Every year at Thanksgiving time, I try to put some deeper meaning into the too easily generalized list of things and people for which I’m thankful. Family, food, health, freedom, soldiers, police, firemen, home and stuffing always top the list, and they’re all worthy of our thanks. However, the list is much longer and includes things and people we often overlook. I am thankful for:
I recently moved to California from New York, and as I open the last few boxes of stuff I should have given away along with all the stuff I did give away, I’m thankful for all the people who move us from point A to point B in our lives. The people who packed, moved and unpacked my stuff worked so very hard, and even though I paid them for their efforts, the money did not wipe away their sweat. I bought them a very nice lunch from a local deli and one of them thanked me in this way: “We usually only get pizza. Thanks!”

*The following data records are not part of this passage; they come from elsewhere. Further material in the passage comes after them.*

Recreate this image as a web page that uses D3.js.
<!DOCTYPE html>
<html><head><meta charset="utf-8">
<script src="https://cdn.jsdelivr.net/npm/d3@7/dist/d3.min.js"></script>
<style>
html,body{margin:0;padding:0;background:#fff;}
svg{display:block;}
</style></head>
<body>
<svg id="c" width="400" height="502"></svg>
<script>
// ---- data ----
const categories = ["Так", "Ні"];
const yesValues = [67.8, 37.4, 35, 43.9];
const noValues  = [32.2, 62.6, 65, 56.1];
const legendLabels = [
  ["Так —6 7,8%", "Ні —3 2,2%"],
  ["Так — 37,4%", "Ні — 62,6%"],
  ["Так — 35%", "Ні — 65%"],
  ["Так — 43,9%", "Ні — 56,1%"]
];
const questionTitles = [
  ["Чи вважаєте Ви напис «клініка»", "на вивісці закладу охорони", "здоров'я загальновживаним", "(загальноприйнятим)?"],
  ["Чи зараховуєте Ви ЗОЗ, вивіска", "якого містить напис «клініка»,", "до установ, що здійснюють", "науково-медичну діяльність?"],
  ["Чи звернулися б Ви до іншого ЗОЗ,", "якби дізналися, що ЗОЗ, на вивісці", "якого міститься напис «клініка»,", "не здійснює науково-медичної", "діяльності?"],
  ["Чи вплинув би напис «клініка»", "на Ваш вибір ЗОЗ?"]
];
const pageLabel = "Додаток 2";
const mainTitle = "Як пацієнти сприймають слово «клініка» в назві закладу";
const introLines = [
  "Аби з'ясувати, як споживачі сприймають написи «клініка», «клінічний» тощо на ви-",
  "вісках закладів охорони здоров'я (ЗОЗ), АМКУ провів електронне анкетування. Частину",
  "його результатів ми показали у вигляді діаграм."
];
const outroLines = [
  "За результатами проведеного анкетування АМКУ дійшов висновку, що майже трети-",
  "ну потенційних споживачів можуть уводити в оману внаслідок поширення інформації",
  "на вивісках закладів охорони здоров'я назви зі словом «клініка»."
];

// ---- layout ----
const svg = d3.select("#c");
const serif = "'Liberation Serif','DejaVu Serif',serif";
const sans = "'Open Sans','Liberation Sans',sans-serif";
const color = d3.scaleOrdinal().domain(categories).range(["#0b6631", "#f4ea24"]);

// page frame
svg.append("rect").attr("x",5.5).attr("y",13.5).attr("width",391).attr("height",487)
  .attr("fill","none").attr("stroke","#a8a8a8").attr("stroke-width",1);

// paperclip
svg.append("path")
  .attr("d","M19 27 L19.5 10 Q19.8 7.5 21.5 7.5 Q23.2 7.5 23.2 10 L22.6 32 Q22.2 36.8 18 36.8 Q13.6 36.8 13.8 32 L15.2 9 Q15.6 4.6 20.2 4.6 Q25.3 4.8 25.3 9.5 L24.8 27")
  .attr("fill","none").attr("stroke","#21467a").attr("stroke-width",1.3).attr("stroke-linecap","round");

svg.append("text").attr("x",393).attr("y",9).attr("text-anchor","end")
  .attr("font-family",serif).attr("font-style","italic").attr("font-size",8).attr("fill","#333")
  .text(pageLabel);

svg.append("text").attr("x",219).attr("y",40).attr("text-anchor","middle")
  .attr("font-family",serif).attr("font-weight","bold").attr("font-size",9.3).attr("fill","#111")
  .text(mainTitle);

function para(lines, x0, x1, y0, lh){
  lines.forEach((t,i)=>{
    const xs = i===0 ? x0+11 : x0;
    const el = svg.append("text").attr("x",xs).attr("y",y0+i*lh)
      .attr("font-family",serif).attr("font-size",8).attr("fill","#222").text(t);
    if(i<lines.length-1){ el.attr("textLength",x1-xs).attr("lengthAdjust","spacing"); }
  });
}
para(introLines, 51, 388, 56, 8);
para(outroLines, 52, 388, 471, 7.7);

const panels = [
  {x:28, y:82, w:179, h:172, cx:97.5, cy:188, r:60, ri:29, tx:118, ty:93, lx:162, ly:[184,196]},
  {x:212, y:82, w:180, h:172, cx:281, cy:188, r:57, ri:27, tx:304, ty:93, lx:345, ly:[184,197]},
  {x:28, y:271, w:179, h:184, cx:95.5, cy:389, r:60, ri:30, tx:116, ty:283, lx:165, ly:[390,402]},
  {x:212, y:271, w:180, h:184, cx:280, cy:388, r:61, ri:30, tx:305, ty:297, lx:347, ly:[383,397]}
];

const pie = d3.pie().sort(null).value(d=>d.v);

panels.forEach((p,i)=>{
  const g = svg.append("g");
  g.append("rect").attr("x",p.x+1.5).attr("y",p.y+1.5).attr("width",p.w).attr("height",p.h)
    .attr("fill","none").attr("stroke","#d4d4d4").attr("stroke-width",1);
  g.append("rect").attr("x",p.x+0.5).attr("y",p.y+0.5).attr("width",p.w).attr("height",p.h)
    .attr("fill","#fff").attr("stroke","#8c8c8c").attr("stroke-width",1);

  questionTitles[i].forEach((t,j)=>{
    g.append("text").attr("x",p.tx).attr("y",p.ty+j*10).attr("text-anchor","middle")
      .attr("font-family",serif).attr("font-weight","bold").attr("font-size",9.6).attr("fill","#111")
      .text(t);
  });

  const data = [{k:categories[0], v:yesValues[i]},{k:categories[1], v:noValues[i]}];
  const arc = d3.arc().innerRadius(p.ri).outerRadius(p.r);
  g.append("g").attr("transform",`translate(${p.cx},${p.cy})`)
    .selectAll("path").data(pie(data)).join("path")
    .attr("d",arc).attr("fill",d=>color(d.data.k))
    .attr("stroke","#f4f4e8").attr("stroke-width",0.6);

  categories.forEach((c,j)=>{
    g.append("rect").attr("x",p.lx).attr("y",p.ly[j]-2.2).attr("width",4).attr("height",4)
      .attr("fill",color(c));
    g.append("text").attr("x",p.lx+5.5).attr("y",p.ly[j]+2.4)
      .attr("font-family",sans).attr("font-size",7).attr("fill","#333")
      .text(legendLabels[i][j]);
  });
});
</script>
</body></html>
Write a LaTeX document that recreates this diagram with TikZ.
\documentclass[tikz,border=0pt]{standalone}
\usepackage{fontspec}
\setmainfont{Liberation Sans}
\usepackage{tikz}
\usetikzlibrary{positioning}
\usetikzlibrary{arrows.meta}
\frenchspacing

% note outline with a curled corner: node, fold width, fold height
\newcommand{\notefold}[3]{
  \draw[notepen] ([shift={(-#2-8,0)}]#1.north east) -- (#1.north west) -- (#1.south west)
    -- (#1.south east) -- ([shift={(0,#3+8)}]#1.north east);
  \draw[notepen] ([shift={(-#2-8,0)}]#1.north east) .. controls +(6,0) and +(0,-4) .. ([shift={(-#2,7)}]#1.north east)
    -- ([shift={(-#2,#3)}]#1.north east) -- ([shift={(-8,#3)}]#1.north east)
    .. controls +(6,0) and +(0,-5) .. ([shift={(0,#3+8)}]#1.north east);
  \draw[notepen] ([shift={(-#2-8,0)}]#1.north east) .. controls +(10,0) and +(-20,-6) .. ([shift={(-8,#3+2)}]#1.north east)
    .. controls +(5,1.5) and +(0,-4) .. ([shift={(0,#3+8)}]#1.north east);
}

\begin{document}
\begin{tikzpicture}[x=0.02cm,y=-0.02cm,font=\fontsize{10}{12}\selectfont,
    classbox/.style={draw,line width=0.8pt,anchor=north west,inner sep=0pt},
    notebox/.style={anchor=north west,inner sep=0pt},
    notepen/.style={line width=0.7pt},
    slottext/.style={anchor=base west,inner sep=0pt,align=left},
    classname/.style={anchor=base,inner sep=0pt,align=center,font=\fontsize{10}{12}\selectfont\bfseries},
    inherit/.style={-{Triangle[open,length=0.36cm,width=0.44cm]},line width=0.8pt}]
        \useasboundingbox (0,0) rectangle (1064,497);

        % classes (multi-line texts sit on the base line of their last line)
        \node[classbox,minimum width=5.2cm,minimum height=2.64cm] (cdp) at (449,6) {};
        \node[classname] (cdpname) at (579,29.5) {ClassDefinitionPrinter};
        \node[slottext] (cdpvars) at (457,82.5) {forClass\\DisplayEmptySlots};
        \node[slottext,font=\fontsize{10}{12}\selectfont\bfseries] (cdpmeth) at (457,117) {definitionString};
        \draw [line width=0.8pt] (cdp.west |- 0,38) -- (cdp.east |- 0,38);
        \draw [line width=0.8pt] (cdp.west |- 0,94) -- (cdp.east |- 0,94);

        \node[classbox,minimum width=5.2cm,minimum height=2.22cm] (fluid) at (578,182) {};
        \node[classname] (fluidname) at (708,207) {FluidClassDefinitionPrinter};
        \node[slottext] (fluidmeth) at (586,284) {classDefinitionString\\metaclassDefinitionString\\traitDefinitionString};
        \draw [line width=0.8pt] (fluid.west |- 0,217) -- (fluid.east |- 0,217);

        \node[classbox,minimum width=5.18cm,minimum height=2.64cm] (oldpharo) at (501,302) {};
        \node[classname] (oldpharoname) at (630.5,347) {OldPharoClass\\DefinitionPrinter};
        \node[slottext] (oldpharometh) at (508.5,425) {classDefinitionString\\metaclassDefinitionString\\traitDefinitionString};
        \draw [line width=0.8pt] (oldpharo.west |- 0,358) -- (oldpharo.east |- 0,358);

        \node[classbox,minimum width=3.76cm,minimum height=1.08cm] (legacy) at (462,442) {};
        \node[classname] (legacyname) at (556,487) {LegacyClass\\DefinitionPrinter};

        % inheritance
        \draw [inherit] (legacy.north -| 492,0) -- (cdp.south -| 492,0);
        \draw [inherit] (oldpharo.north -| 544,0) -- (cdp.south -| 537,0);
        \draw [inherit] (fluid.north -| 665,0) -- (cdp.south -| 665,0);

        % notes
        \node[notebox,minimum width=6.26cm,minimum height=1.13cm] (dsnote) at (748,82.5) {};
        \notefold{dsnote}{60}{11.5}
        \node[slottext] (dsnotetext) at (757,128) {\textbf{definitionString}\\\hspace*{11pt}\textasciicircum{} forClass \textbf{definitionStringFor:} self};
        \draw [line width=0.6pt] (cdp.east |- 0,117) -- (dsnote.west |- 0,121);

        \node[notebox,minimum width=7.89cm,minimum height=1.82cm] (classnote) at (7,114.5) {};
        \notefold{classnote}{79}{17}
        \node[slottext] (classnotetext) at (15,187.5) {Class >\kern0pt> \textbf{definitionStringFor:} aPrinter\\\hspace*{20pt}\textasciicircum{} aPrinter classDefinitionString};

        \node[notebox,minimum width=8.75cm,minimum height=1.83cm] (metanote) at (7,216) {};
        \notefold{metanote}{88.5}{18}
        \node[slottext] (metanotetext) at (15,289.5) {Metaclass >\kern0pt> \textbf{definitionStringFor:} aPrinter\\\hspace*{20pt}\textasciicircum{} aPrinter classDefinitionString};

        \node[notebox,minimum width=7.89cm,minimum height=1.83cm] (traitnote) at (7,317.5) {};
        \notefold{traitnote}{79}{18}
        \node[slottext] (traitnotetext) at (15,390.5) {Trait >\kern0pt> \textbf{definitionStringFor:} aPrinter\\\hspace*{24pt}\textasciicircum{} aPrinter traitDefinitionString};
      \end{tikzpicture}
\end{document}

Then, as I tried to recover from my own meager exhaustion at the move, the crew, of course, moved on and did the same thing for somebody else. Movers are not just box schleppers. Some movers move us in buses, some move us in trains, and some hand us peanuts in planes while we complain about silly stuff while we’re flying through the air at 30,000 feet in padded chairs and think nothing of it. They all deserve more for their labors, but at the very least they deserve our thanks.
They are sort of like movers, but they fix our cars so we can move ourselves. The automobile is now a fiercely complex gasoline- or battery-powered computer that most folks can’t even begin to imagine fixing on their own. We need them to keep our most important people-moving machines in good working order, and the sad thing is that we don’t accord their profession the respect it deserves.

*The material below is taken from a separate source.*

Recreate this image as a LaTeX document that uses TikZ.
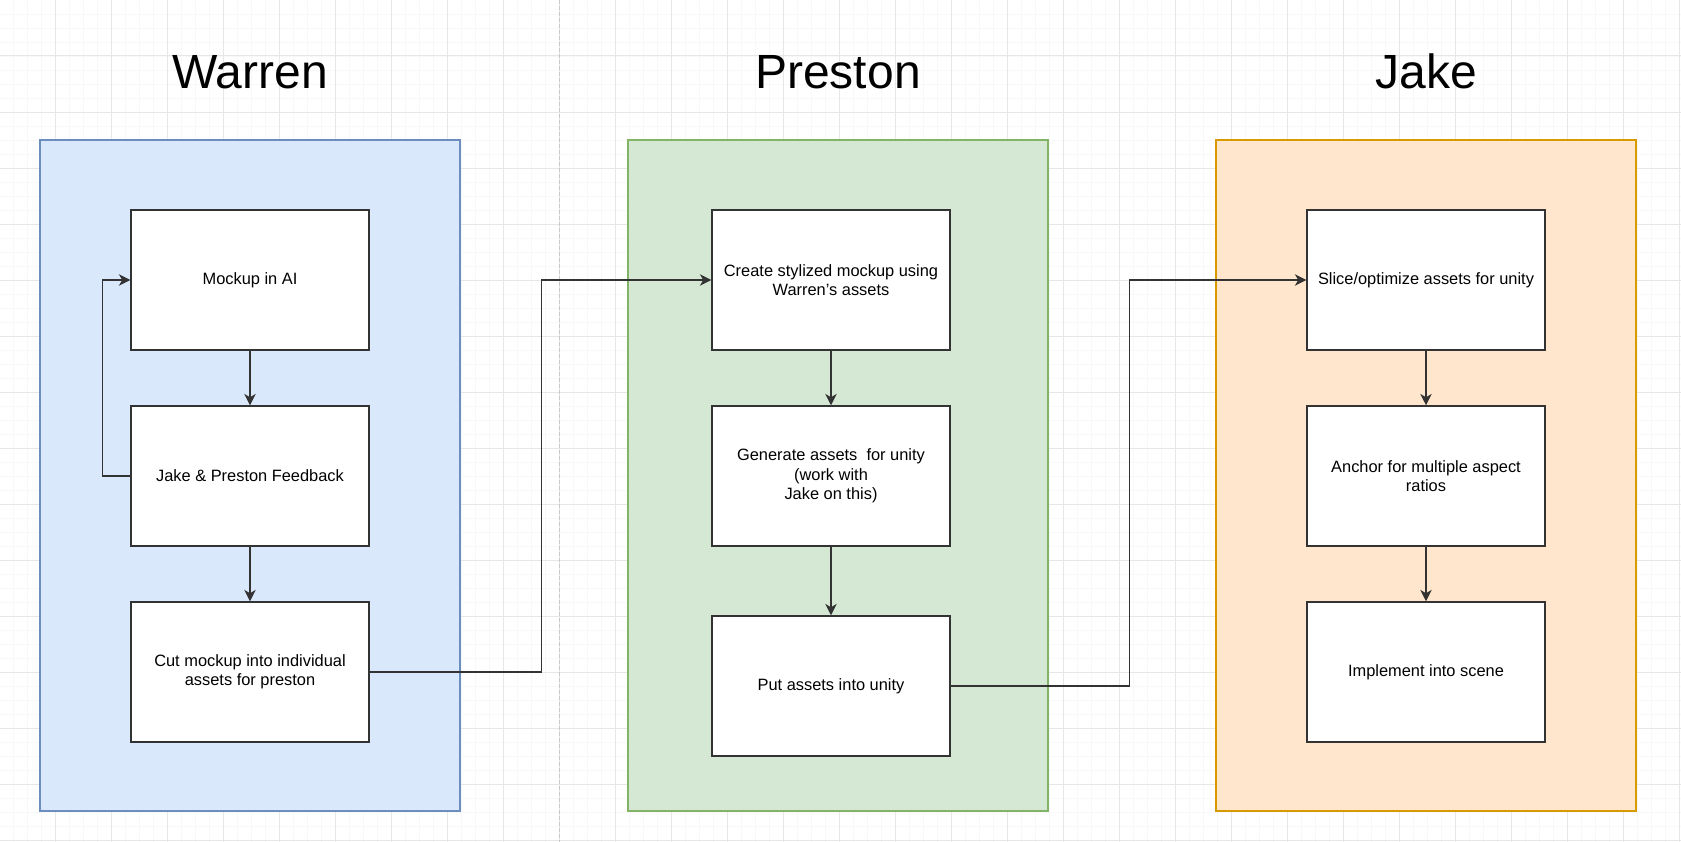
\documentclass[tikz,border=0pt]{standalone}
\usepackage{fontspec}
\setmainfont{Liberation Sans}
\usetikzlibrary{arrows.meta}

\definecolor{warrenfill}{HTML}{DAE8FC}
\definecolor{warrenline}{HTML}{6C8EBF}
\definecolor{prestonfill}{HTML}{D5E8D4}
\definecolor{prestonline}{HTML}{82B366}
\definecolor{jakefill}{HTML}{FFE6CC}
\definecolor{jakeline}{HTML}{D79B00}
\definecolor{taskline}{HTML}{333333}

\tikzset{
	minorgrid/.style={draw={rgb,255:red,248;green,248;blue,248}, line width=0.5pt},
	majorgrid/.style={draw={rgb,255:red,231;green,231;blue,231}, line width=0.75pt},
	divider/.style={draw={rgb,255:red,200;green,200;blue,200}, line width=0.75pt, dash pattern=on 3pt off 1.5pt},
	lane/.style={minimum width=315pt, minimum height=503.25pt, line width=0.9pt},
	title/.style={anchor=base, font=\fontsize{36}{43}\selectfont},
	task/.style={draw=taskline, fill=white, line width=1.1pt, minimum width=178.5pt, minimum height=105pt, align=center, font=\fontsize{12.3}{14.5}\selectfont},
	flow/.style={draw=taskline, line width=1.1pt, -{Stealth[length=8.5pt,width=8.5pt,inset=2.5pt]}}
}

\begin{document}
\begin{tikzpicture}
	[x=0.75pt,y=-0.75pt]

	\useasboundingbox (0,0) rectangle (1681,842);
	\fill[white] (0,0) rectangle (1681,842);

	% background grid
	\foreach \gx in {13,27,...,1681} \draw[minorgrid] (\gx,0) -- (\gx,842);
	\foreach \gy in {14,28,...,842} \draw[minorgrid] (0,\gy) -- (1681,\gy);
	\foreach \gx in {55,111,...,1681} \draw[majorgrid] (\gx,0) -- (\gx,842);
	\foreach \gy in {56,112,...,842} \draw[majorgrid] (0,\gy) -- (1681,\gy);
	\draw[divider] (559,0) -- (559,842);

	% lanes
	\node[lane, fill=warrenfill, draw=warrenline] (warren) at (250,475.5) {};
	\node[lane, fill=prestonfill, draw=prestonline] (preston) at (838,475.5) {};
	\node[lane, fill=jakefill, draw=jakeline] (jake) at (1426,475.5) {};

	\node[title] (warrenhead) at (250,89) {Warren};
	\node[title] (prestonhead) at (838,89) {Preston};
	\node[title] (jakehead) at (1426,89) {Jake};

	% Warren
	\node[task] (mockup) at (250,280) {Mockup in AI};
	\node[task] (feedback) at (250,476) {Jake \& Preston Feedback};
	\node[task] (cutup) at (250,672) {Cut mockup into individual\\assets for preston};

	% Preston
	\node[task] (stylize) at (831,280) {Create stylized mockup using\\Warren's assets};
	\node[task] (generate) at (831,476) {Generate assets\ \ for unity\\(work with\\Jake on this)};
	\node[task] (import) at (831,686) {Put assets into unity};

	% Jake
	\node[task] (slice) at (1426,280) {Slice/optimize assets for unity};
	\node[task] (anchors) at (1426,476) {Anchor for multiple aspect\\ratios};
	\node[task] (scene) at (1426,672) {Implement into scene};

	\draw[flow] (mockup) -- (feedback);
	\draw[flow] (feedback) -- (cutup);
	\draw[flow] (feedback.west) -- ++(-28,0) |- (mockup.west);
	\draw[flow] (cutup.east) -- ++(172,0) |- (stylize.west);
	\draw[flow] (stylize) -- (generate);
	\draw[flow] (generate) -- (import);
	\draw[flow] (import.east) -- ++(179,0) |- (slice.west);
	\draw[flow] (slice) -- (anchors);
	\draw[flow] (anchors) -- (scene);

\end{tikzpicture}
\end{document}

Blue-collar workers make the world work. White-collar workers do, as well, but their social status and often their incomes are generally higher, and this is not right. Hard, greasy work is not just necessary, it is noble, and I’m thankful for their complicated tuning of my biggest machine.

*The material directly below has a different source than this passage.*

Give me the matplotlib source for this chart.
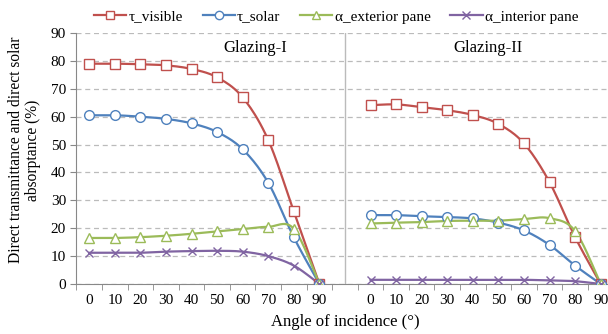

Waiters and bartenders (like my son Max) also don’t get enough respect, but at least they get tips. Busboys (buspeople?) may get a share of some of the tips, but not always. They clean away our dirty dishes and often wash them in the kitchen. Without them, not a single restaurant could function.
I have a way to judge whether the person I’m eating with in a restaurant is a jerk or a decent soul. It’s a simple test. Do they say thank you to the person bringing them a glass of water and some silverware, or do they treat them as if they were invisible? A simple thank you lets me know the person with whom I’m sharing a meal is able to share some simple respect for the people who are literally at the bottom of the food chain. I always thank busboys, and I thank them on Thanksgiving deeply.
Nursing home caregivers
My friend Tommy (the Rev. Tom Hartman) is cared for by several wonderful men and women (mostly women) in his nursing home. He, like many other guests at the home, is not easily able, and on some days unable, to thank them for their care, their smiles and their warm words of encouragement.
One caregiver, Eulalee Parker, is a strong and saintly young woman who’s given Tommy the best life he can live right now. I thank her every time I visit, and some of Tommy’s friends and I show her more tangible thanks when we can.